start SOURCE MATERIAL

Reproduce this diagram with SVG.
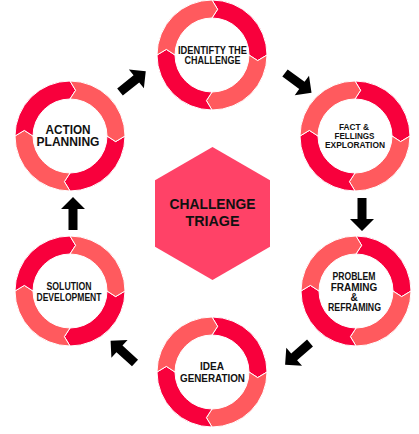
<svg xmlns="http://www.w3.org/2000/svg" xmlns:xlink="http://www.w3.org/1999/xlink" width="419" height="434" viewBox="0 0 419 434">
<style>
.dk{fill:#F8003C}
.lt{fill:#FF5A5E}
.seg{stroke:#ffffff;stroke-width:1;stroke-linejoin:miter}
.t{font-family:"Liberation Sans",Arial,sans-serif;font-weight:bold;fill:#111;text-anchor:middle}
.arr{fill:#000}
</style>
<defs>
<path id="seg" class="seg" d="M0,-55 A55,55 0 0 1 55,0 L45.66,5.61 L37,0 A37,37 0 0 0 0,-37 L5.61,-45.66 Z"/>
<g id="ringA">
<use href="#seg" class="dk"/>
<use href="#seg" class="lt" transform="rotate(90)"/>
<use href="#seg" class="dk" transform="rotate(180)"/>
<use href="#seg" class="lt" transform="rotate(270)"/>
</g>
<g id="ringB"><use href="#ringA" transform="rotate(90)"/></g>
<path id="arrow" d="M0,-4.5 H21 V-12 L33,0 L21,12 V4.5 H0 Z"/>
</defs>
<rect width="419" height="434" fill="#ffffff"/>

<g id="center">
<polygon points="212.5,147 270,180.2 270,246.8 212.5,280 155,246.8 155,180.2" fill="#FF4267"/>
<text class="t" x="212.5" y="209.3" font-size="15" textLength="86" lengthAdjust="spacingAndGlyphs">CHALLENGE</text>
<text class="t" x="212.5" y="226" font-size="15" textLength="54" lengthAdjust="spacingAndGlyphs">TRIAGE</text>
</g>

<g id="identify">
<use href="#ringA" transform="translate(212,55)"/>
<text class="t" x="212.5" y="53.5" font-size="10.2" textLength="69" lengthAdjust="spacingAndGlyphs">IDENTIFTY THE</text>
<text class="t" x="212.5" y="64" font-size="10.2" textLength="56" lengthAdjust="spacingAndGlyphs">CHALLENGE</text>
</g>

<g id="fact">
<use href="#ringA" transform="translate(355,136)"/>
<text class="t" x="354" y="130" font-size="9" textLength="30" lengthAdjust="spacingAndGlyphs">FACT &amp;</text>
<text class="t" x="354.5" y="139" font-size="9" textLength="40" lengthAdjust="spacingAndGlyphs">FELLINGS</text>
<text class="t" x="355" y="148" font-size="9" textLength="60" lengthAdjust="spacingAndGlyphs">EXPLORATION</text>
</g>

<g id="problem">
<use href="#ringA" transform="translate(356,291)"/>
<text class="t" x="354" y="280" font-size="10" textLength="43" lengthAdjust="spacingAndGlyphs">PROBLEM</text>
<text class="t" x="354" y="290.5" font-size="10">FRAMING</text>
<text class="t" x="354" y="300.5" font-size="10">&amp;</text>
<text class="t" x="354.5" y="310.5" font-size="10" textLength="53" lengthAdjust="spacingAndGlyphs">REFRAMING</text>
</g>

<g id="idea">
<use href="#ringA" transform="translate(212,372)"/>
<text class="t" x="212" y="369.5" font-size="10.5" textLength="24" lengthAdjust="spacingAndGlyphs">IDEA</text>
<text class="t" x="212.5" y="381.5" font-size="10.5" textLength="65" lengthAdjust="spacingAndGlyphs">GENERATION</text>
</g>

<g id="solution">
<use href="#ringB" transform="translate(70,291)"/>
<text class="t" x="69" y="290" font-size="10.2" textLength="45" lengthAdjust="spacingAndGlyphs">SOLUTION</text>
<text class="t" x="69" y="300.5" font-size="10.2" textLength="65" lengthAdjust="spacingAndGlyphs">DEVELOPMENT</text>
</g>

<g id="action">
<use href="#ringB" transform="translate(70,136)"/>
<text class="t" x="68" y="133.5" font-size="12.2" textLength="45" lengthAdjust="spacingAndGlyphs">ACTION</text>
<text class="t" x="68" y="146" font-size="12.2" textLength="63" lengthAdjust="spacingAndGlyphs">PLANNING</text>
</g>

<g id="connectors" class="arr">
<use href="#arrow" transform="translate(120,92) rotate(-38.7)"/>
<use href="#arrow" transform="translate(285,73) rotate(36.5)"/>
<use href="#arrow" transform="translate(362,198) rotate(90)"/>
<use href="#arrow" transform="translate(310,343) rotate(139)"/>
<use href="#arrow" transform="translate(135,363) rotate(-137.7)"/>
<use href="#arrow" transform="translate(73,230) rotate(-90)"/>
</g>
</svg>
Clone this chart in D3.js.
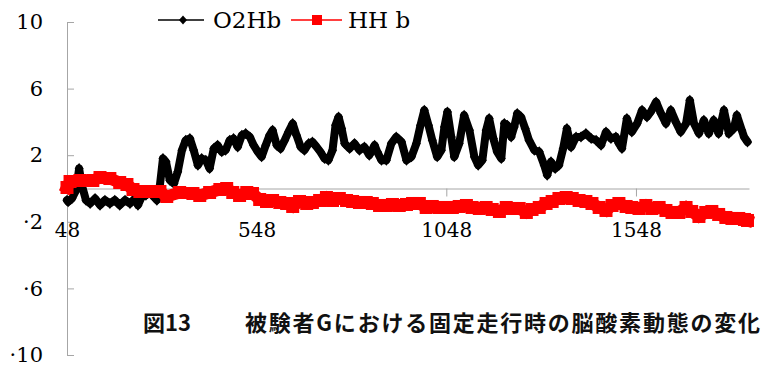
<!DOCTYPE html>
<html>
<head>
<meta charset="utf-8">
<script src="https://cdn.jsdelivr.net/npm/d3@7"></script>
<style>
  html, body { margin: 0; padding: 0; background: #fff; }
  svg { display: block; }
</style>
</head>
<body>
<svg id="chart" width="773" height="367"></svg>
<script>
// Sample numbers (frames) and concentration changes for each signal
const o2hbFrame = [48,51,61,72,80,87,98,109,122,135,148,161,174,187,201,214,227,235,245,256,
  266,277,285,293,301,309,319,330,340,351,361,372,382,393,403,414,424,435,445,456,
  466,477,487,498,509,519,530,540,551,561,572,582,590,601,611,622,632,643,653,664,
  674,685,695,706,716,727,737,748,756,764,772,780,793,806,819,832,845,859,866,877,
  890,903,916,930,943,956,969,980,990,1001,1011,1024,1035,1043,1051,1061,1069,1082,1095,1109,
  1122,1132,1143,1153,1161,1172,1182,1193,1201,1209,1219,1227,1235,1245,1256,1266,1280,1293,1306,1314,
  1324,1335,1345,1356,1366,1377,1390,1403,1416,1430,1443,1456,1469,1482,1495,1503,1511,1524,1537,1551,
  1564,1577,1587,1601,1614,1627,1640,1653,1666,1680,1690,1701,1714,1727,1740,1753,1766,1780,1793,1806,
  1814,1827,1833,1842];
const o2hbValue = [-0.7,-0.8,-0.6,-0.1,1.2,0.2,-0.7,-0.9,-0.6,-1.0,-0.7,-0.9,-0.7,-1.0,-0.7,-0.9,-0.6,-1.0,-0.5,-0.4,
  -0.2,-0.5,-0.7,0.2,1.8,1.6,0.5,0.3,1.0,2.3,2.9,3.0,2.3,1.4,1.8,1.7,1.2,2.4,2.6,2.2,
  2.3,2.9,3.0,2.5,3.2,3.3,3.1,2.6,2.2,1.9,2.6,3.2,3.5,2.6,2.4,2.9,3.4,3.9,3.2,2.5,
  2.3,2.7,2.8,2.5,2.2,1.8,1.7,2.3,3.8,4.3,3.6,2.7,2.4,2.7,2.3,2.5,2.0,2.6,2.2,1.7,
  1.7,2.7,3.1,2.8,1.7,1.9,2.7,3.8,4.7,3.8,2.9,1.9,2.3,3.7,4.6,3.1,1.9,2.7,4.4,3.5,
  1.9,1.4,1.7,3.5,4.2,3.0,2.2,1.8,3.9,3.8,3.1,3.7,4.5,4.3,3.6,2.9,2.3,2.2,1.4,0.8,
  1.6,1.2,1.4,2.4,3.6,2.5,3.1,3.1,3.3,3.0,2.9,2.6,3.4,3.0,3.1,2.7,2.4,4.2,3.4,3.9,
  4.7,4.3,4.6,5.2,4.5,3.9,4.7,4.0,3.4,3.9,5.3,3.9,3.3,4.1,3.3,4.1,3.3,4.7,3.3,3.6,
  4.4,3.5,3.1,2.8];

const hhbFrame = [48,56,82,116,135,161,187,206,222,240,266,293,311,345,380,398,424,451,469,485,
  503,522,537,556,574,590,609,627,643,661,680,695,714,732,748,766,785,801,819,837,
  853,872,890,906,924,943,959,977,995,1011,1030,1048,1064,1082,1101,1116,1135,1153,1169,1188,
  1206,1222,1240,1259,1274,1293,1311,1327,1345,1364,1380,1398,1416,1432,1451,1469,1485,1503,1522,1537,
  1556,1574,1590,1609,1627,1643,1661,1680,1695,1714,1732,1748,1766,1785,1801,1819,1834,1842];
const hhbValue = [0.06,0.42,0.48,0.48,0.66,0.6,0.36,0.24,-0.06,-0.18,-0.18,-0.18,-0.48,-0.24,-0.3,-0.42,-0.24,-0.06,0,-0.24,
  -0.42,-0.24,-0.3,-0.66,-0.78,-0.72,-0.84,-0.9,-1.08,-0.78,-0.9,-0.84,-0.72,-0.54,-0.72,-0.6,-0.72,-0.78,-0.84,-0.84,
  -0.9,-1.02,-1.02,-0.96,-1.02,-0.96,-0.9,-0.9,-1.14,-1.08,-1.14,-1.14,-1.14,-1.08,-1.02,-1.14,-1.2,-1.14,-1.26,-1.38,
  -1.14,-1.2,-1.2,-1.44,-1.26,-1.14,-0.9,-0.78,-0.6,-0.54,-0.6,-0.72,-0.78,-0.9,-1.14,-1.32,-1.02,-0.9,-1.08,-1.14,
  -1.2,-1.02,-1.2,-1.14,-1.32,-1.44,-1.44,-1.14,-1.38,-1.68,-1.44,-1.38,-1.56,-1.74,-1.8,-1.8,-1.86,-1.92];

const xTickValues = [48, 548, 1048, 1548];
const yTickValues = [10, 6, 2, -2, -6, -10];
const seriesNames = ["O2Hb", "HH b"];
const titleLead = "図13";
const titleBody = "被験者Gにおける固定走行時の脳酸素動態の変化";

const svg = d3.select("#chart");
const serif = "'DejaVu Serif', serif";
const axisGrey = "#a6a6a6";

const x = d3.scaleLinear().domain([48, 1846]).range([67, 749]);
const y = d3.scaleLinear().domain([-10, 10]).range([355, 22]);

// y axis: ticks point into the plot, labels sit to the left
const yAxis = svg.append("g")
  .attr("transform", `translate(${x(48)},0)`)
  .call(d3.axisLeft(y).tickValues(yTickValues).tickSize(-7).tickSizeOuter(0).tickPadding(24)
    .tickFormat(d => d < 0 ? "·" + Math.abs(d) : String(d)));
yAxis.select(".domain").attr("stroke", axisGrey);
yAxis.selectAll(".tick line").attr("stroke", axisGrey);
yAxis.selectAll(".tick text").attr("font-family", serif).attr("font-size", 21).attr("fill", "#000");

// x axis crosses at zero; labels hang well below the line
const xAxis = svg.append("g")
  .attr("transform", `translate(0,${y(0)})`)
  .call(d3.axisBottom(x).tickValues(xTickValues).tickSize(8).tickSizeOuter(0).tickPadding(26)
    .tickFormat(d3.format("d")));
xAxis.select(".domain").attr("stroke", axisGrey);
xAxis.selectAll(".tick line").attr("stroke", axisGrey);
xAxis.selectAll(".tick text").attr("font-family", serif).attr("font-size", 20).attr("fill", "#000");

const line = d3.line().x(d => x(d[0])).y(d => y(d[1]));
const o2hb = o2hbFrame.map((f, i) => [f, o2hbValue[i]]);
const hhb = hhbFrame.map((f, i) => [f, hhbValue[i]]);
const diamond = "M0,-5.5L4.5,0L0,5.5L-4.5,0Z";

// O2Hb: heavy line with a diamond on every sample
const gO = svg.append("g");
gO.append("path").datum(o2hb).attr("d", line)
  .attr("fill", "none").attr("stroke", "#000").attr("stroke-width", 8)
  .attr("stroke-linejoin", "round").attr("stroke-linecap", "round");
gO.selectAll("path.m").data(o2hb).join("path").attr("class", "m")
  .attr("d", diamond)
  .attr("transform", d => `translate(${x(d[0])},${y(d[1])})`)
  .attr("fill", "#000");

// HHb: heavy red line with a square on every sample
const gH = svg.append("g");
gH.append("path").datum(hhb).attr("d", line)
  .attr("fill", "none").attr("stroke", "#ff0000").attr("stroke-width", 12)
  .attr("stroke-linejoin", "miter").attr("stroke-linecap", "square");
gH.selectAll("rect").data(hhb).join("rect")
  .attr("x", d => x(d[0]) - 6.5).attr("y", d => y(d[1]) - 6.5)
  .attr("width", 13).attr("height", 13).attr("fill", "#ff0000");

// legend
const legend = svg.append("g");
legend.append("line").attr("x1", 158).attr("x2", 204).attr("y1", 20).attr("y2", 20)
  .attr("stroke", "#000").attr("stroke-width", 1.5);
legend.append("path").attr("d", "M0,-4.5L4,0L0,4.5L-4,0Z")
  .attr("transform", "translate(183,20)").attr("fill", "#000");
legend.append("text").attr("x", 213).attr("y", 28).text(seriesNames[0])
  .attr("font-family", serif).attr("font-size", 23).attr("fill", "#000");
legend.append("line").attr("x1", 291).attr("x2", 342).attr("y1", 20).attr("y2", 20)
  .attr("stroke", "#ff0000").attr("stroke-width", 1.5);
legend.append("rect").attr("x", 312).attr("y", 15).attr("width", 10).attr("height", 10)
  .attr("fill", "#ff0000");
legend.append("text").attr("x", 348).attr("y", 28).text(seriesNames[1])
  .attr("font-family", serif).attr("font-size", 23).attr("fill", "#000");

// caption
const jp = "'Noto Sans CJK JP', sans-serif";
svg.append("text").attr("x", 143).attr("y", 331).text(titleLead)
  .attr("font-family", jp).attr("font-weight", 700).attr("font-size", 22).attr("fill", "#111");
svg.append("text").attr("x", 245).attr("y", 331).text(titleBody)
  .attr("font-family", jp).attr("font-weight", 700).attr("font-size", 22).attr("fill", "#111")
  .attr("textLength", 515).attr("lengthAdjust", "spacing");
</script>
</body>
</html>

end SOURCE MATERIAL

> [WHAT YOU WILL DO]:
Gather every line from the listing above in which the word "chart" appears.

> [EXERCISE RESPONSE]:
Clone this chart in D3.js.
<svg id="chart" width="773" height="367"></svg>
const svg = d3.select("#chart");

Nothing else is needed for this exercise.